◆ **Exercise input**
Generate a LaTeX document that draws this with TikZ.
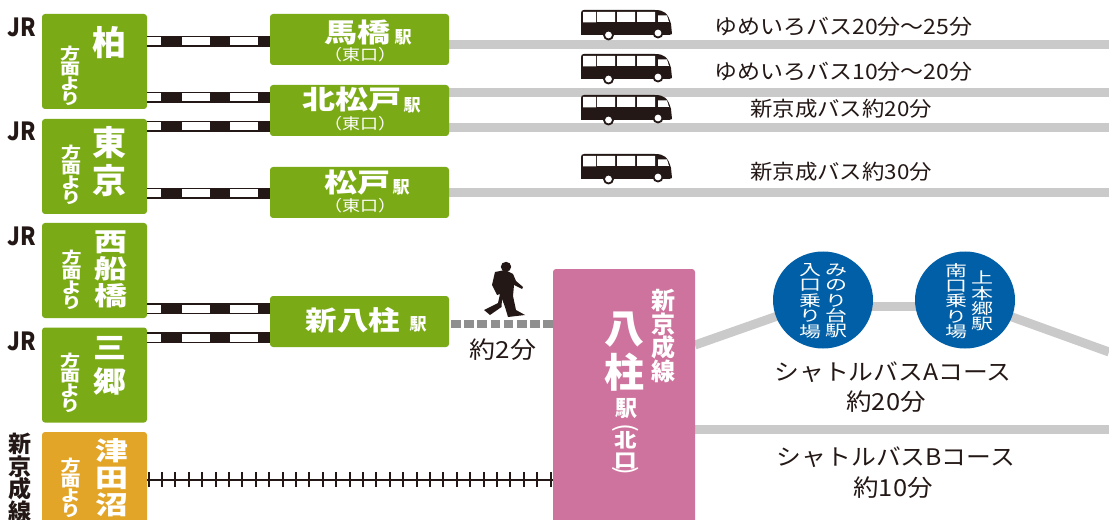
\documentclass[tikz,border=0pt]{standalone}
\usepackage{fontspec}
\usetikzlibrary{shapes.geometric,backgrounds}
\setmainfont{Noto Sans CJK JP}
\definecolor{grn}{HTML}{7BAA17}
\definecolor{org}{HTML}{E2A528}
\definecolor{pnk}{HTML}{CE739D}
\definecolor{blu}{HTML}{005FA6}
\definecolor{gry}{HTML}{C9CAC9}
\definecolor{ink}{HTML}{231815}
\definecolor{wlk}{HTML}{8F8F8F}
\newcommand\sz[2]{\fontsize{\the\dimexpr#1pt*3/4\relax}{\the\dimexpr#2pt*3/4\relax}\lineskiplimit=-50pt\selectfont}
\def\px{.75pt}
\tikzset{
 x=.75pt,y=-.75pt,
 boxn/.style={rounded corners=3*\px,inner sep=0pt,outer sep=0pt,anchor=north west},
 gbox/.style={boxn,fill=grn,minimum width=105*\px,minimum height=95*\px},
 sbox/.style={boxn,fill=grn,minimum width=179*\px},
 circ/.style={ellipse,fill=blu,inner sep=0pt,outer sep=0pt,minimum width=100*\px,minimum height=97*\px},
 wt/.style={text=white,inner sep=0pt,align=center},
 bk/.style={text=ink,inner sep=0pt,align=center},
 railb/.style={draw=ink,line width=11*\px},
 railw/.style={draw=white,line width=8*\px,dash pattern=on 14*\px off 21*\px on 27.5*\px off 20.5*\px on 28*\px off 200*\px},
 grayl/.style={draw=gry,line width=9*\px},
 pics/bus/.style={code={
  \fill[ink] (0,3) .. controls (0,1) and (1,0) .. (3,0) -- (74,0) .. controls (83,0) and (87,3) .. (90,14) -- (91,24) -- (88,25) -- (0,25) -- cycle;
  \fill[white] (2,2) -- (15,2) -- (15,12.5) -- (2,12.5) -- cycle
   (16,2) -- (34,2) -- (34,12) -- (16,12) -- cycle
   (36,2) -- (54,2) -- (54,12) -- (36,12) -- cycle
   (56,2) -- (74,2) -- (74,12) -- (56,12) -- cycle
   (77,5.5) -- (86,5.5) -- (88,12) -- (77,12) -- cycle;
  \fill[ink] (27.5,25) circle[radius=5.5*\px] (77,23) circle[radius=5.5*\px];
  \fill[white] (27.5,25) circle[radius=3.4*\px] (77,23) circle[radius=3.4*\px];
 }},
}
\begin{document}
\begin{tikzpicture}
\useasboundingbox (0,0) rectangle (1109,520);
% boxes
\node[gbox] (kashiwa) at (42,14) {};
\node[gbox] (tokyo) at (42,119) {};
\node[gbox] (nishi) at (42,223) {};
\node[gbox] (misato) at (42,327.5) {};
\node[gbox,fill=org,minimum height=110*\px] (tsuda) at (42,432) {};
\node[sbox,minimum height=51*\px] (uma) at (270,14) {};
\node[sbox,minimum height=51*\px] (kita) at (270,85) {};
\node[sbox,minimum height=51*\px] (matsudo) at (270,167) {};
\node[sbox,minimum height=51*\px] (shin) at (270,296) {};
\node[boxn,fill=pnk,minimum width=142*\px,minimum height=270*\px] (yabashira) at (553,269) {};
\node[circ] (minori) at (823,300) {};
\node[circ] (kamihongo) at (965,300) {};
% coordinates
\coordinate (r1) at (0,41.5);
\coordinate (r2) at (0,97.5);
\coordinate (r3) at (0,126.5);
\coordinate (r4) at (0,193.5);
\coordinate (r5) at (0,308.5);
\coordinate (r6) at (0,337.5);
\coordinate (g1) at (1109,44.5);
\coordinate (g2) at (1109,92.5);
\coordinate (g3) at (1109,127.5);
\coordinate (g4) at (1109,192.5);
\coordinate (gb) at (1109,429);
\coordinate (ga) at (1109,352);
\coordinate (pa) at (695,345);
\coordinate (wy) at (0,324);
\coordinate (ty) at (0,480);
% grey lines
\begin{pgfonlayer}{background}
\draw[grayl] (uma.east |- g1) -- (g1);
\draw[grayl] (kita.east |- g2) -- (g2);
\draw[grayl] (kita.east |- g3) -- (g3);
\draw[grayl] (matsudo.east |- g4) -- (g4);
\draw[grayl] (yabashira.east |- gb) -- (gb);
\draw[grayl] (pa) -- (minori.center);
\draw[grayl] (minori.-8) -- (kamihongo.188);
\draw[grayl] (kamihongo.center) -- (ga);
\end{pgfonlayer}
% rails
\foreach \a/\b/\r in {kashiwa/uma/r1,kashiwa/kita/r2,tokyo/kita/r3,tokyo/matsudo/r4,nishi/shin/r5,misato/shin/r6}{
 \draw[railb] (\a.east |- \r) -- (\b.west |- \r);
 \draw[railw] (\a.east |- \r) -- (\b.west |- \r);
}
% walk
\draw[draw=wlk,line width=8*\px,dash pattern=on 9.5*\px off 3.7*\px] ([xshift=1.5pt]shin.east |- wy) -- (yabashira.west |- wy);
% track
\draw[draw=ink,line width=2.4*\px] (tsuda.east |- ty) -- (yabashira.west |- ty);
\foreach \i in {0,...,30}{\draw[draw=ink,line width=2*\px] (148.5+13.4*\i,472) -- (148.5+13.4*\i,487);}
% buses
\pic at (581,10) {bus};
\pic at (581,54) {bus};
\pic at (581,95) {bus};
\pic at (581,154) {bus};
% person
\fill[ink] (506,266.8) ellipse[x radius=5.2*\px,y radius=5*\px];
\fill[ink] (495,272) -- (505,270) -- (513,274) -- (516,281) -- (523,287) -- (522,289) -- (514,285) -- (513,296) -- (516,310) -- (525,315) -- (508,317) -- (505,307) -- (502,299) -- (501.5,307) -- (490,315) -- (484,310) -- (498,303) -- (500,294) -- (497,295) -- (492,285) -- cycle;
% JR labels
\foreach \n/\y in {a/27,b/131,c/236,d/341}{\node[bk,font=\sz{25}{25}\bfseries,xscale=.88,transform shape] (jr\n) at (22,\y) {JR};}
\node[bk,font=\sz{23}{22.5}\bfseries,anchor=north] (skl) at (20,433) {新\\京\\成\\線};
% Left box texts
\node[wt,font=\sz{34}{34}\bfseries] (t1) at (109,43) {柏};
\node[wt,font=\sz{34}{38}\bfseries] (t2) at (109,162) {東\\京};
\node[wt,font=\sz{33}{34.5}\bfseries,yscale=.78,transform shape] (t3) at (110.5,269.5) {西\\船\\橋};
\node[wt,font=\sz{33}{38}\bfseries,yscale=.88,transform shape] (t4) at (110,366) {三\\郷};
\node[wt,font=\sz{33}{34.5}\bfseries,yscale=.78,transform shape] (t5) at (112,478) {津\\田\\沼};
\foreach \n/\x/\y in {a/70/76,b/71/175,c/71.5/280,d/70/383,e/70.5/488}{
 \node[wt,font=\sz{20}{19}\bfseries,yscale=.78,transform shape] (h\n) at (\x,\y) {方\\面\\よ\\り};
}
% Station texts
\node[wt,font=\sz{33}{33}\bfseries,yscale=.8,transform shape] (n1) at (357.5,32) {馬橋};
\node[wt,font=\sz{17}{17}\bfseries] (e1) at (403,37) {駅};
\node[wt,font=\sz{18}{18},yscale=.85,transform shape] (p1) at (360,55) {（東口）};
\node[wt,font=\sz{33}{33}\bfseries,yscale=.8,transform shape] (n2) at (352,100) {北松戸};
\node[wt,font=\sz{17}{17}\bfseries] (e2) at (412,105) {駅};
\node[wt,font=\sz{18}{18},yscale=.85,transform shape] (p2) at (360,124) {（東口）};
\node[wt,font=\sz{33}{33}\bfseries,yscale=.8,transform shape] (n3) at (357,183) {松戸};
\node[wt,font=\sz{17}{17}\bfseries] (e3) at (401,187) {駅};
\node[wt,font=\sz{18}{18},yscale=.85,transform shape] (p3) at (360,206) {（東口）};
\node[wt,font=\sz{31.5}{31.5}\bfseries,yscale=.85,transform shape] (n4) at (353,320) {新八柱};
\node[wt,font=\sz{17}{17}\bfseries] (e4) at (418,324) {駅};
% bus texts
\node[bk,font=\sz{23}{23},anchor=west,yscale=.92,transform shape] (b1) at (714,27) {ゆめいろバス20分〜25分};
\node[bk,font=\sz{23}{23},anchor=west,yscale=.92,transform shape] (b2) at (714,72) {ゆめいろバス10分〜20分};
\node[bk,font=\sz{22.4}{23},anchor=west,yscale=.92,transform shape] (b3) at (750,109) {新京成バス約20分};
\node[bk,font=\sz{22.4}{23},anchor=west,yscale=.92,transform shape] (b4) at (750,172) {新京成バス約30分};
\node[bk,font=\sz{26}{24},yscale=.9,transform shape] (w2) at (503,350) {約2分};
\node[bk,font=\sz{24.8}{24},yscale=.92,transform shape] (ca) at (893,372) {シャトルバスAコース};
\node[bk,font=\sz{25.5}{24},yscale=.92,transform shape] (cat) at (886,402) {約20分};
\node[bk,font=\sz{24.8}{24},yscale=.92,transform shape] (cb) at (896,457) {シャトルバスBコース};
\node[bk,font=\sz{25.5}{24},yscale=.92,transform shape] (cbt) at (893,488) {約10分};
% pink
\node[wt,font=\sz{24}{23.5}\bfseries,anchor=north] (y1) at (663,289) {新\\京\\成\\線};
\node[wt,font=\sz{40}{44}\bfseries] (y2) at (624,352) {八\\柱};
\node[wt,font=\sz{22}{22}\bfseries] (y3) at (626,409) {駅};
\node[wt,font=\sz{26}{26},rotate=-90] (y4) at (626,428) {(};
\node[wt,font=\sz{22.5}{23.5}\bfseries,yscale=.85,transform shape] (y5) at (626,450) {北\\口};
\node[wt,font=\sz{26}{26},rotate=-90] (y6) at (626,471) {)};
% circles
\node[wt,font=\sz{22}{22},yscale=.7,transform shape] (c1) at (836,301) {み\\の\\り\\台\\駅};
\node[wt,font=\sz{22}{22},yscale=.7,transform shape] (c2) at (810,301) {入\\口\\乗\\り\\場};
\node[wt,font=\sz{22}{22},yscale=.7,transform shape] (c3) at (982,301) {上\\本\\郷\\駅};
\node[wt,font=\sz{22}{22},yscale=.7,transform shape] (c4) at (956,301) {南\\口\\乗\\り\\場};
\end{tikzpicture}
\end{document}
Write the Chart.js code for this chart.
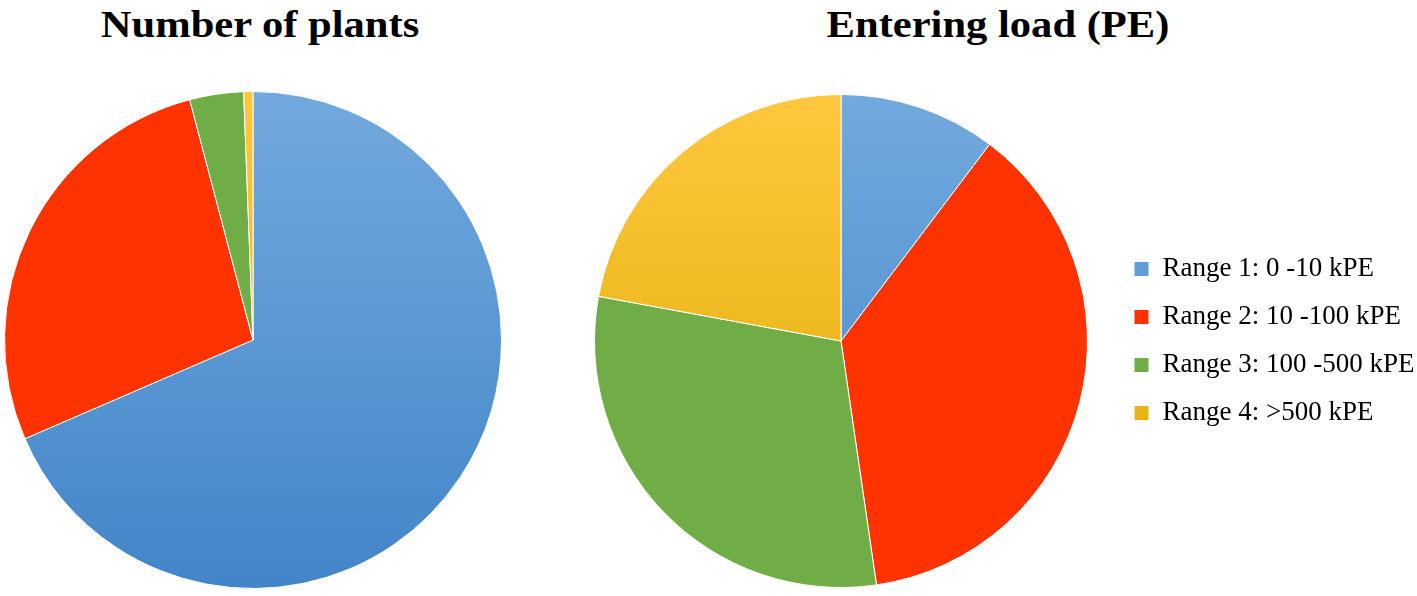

◆ **What is required**
Indicate how many lines of the material include the word "code"; the number alone is required.

◆ **Exercise result**
2